OBJECTIVE: Select all lines holding the word "React" from the entries that follow.

(begin)

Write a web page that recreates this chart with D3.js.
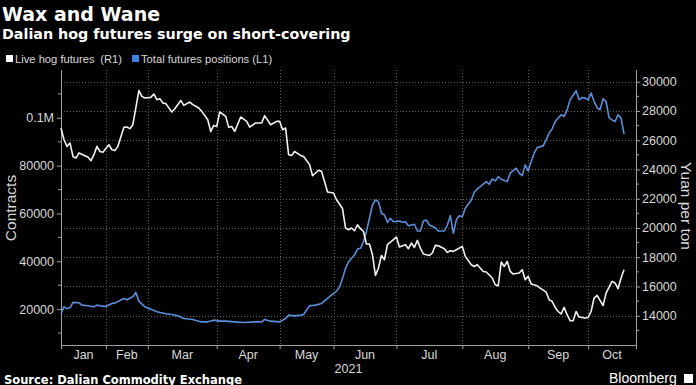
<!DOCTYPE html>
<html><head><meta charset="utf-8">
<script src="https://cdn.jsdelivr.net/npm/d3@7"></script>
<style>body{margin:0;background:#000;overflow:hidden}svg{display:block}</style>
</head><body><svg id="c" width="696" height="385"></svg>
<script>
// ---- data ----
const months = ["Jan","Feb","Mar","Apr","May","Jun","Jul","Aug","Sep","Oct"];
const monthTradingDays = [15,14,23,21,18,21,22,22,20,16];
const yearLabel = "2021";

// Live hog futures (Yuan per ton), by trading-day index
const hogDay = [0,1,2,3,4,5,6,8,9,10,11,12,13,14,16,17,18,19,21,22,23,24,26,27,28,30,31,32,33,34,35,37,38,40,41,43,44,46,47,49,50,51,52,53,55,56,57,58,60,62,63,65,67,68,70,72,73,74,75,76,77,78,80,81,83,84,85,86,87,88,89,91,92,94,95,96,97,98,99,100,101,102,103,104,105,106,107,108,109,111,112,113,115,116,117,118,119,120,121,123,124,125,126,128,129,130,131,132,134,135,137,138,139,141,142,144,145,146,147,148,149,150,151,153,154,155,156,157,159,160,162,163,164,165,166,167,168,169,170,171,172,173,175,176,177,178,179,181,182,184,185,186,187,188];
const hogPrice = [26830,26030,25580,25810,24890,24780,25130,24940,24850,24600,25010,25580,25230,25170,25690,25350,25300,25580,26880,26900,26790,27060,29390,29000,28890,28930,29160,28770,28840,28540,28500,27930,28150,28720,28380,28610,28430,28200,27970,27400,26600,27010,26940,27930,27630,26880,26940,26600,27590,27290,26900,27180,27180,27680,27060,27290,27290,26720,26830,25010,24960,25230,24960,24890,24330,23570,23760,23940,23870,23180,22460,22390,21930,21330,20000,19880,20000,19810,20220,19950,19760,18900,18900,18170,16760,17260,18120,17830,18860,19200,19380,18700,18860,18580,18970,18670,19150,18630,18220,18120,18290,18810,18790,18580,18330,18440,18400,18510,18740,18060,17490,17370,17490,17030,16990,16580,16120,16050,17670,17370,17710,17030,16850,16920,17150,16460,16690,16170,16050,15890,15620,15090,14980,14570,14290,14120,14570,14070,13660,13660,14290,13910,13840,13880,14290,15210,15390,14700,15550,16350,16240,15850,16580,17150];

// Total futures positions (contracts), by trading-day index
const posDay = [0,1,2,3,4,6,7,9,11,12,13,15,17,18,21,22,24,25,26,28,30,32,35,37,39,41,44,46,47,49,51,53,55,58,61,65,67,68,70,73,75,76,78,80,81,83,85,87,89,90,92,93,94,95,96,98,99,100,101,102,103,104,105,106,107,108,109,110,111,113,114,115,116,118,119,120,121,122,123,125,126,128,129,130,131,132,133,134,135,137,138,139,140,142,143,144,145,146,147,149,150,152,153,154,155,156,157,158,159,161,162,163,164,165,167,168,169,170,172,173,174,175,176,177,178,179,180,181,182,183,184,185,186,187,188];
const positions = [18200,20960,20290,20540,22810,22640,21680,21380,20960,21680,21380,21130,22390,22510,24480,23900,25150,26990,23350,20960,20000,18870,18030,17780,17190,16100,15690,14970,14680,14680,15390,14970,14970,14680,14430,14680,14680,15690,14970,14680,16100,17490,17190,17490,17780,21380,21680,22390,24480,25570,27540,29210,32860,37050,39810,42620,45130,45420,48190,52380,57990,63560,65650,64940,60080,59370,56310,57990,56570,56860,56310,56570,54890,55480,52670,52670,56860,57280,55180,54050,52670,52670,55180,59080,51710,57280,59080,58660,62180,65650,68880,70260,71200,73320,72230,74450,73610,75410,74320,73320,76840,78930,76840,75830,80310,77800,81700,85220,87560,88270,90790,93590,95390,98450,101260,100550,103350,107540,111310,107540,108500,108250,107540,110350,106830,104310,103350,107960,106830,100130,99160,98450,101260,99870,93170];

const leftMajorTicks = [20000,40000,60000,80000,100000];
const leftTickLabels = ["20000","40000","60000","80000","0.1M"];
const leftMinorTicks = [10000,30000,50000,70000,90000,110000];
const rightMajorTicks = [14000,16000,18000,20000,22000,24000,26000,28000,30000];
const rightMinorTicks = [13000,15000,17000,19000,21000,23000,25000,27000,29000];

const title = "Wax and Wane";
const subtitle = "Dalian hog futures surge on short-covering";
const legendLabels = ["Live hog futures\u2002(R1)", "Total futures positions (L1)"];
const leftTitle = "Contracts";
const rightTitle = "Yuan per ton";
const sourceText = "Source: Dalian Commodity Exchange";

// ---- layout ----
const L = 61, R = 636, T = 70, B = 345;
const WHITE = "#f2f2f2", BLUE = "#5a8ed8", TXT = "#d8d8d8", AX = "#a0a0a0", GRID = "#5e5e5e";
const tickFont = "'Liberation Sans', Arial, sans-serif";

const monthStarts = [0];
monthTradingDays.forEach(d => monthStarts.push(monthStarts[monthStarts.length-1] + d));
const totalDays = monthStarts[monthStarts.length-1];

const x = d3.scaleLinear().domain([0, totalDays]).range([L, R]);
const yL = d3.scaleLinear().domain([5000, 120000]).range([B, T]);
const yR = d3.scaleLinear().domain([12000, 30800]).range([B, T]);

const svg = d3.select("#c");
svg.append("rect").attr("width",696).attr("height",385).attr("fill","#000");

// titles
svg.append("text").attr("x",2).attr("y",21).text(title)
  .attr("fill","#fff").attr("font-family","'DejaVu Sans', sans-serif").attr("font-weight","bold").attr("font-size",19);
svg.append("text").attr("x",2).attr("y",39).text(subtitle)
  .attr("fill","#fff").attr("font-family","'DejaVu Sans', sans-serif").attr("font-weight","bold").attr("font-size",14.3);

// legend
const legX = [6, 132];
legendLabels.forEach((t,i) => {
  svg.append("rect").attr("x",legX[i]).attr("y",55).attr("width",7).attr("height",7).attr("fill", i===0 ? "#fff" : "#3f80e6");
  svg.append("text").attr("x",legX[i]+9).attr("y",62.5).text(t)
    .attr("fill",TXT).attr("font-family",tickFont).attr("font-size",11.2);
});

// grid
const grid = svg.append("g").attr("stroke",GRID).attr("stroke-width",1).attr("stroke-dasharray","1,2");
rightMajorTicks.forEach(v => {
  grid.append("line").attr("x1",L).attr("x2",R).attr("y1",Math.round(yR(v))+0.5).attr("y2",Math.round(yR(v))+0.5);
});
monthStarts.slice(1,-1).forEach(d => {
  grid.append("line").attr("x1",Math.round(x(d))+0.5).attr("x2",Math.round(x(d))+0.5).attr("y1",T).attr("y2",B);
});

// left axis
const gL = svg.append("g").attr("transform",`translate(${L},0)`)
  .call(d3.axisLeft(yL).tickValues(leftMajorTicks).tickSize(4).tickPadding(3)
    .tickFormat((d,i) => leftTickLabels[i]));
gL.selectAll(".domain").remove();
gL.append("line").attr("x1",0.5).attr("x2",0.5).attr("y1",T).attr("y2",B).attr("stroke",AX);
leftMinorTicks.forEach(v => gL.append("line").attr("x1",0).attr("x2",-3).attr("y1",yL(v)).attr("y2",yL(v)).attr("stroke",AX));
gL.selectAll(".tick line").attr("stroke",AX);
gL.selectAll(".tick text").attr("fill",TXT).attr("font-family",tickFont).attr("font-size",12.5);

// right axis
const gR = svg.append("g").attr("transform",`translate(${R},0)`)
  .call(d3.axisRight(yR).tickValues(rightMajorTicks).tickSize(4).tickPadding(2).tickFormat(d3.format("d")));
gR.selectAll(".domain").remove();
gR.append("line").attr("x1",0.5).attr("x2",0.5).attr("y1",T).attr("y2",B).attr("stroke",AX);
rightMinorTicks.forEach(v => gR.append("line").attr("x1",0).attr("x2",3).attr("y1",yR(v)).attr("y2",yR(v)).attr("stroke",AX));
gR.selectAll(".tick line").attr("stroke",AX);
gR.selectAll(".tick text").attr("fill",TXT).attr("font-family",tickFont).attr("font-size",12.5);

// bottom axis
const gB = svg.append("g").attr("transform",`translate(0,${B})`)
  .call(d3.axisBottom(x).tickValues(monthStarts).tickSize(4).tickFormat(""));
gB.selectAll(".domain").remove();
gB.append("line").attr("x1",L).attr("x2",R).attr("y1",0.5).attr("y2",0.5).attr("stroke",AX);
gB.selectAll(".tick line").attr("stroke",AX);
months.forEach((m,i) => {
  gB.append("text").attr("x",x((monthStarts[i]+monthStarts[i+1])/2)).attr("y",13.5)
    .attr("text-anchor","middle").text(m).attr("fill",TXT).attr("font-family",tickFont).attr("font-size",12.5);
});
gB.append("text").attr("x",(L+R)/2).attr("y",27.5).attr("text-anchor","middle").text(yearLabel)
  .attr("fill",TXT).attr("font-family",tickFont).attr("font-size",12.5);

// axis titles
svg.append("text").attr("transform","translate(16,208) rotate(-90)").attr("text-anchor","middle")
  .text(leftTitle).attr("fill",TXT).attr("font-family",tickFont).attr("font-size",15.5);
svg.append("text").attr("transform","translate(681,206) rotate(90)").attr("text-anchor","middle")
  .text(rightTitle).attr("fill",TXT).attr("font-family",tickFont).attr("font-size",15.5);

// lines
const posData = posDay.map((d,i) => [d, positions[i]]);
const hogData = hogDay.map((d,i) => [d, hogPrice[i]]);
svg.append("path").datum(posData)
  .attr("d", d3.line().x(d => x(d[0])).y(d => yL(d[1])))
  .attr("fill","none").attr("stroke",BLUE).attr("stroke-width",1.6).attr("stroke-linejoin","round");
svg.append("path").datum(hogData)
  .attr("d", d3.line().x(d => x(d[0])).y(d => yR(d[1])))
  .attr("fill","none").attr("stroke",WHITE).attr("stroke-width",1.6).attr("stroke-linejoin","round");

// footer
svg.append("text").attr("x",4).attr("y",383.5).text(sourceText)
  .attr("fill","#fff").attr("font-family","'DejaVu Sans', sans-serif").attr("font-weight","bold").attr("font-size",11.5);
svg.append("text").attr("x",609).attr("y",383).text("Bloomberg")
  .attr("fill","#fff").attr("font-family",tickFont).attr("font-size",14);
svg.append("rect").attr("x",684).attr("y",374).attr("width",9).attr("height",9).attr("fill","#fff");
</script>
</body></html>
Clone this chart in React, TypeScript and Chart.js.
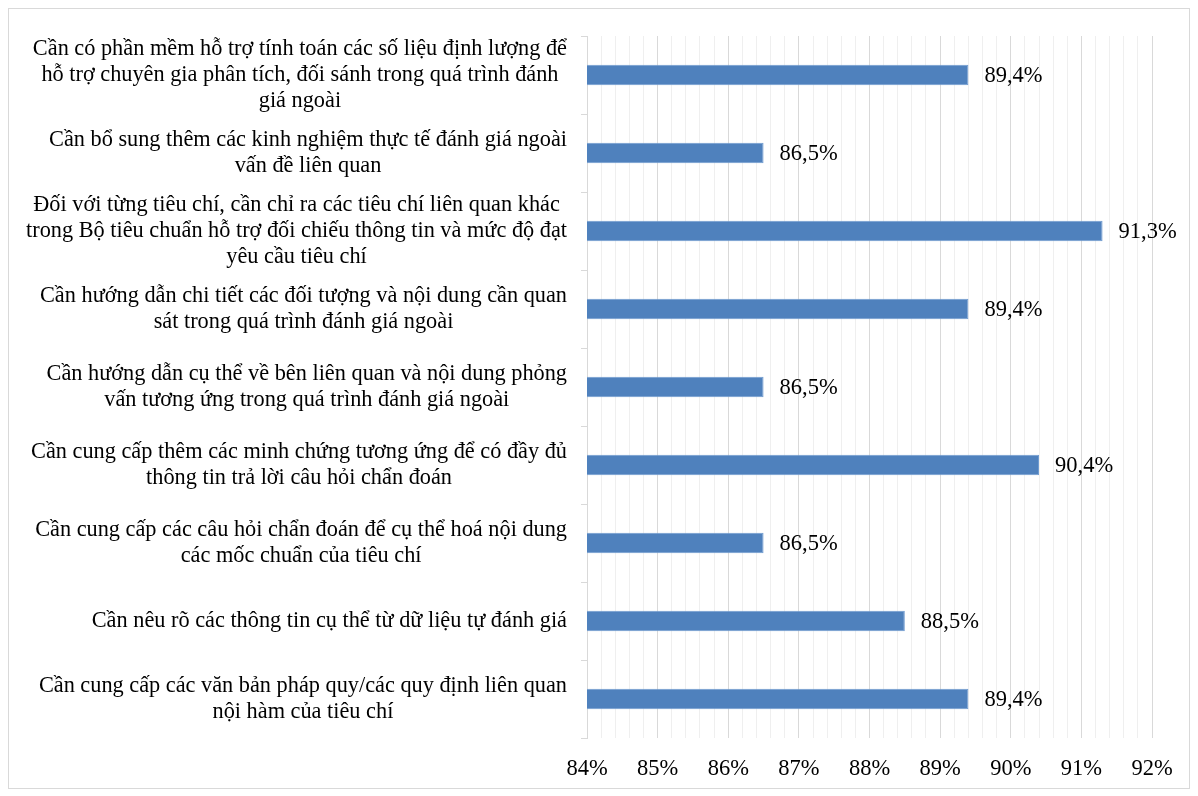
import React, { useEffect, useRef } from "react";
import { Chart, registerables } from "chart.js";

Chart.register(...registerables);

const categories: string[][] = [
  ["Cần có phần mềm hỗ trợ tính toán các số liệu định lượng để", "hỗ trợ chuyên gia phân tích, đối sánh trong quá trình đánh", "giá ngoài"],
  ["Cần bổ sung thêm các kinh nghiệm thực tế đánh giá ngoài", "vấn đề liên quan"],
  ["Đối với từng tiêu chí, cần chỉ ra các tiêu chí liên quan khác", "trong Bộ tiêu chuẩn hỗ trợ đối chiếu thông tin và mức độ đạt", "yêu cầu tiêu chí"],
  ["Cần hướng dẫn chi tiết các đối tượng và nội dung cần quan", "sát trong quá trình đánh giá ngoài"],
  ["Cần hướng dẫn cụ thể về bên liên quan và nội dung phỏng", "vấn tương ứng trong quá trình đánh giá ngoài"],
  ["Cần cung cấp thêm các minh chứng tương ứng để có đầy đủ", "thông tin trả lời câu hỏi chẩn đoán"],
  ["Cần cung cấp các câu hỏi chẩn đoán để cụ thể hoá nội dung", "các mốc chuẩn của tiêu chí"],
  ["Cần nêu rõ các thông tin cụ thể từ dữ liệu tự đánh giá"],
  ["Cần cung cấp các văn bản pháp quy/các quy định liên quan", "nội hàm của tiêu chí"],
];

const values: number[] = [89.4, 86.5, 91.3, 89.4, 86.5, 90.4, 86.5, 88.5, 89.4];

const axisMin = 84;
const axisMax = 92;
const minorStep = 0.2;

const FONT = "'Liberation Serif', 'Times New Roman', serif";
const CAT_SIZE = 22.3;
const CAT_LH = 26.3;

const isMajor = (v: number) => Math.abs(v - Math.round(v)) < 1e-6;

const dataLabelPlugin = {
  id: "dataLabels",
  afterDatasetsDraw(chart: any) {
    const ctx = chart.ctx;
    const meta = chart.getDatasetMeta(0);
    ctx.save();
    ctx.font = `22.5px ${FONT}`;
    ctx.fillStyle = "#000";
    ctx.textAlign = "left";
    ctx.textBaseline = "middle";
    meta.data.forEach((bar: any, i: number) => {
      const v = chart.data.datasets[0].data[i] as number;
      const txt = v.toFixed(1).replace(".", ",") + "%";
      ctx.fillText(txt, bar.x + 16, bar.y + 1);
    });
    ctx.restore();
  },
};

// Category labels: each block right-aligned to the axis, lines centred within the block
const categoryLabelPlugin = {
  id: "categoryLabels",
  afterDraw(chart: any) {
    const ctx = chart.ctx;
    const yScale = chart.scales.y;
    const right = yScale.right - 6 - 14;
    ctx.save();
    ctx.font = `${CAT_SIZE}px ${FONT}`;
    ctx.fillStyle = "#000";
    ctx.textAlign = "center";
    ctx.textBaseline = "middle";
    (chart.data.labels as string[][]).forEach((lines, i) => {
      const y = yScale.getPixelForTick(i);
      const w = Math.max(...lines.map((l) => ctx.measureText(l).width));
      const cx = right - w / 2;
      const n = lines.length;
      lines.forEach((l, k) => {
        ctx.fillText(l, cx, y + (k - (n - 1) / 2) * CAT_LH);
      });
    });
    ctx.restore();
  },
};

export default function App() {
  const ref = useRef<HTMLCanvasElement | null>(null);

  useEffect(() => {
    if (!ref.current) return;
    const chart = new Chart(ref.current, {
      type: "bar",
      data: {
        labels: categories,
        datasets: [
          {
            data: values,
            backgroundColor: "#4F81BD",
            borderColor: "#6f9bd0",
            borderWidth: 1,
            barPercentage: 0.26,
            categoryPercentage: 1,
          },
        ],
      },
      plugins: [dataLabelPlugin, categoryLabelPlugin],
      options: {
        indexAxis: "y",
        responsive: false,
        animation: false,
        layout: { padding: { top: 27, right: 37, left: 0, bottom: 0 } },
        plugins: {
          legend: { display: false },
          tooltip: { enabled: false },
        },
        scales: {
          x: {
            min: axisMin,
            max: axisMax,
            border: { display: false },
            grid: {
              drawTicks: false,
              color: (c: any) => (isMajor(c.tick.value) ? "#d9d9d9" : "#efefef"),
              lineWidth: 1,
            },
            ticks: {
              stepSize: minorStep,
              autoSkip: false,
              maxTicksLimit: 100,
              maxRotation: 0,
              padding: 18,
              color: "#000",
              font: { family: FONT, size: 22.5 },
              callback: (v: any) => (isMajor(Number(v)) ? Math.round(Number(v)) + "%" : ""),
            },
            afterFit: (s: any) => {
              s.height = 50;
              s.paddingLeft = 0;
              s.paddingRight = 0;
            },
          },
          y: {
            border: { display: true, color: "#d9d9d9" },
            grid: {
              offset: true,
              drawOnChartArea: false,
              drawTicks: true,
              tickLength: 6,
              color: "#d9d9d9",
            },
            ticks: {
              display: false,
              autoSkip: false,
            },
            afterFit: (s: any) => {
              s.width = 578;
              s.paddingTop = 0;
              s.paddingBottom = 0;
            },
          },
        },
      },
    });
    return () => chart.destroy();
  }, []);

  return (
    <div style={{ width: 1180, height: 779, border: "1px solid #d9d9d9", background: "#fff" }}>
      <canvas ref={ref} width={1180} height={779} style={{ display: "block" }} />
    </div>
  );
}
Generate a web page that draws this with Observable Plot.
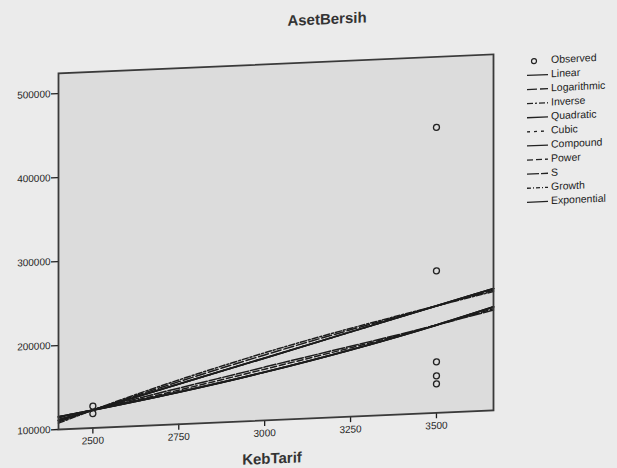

(end)

CORRECT RESULT:
Clone this chart in React, TypeScript and Chart.js.
import React, { useEffect, useRef } from "react";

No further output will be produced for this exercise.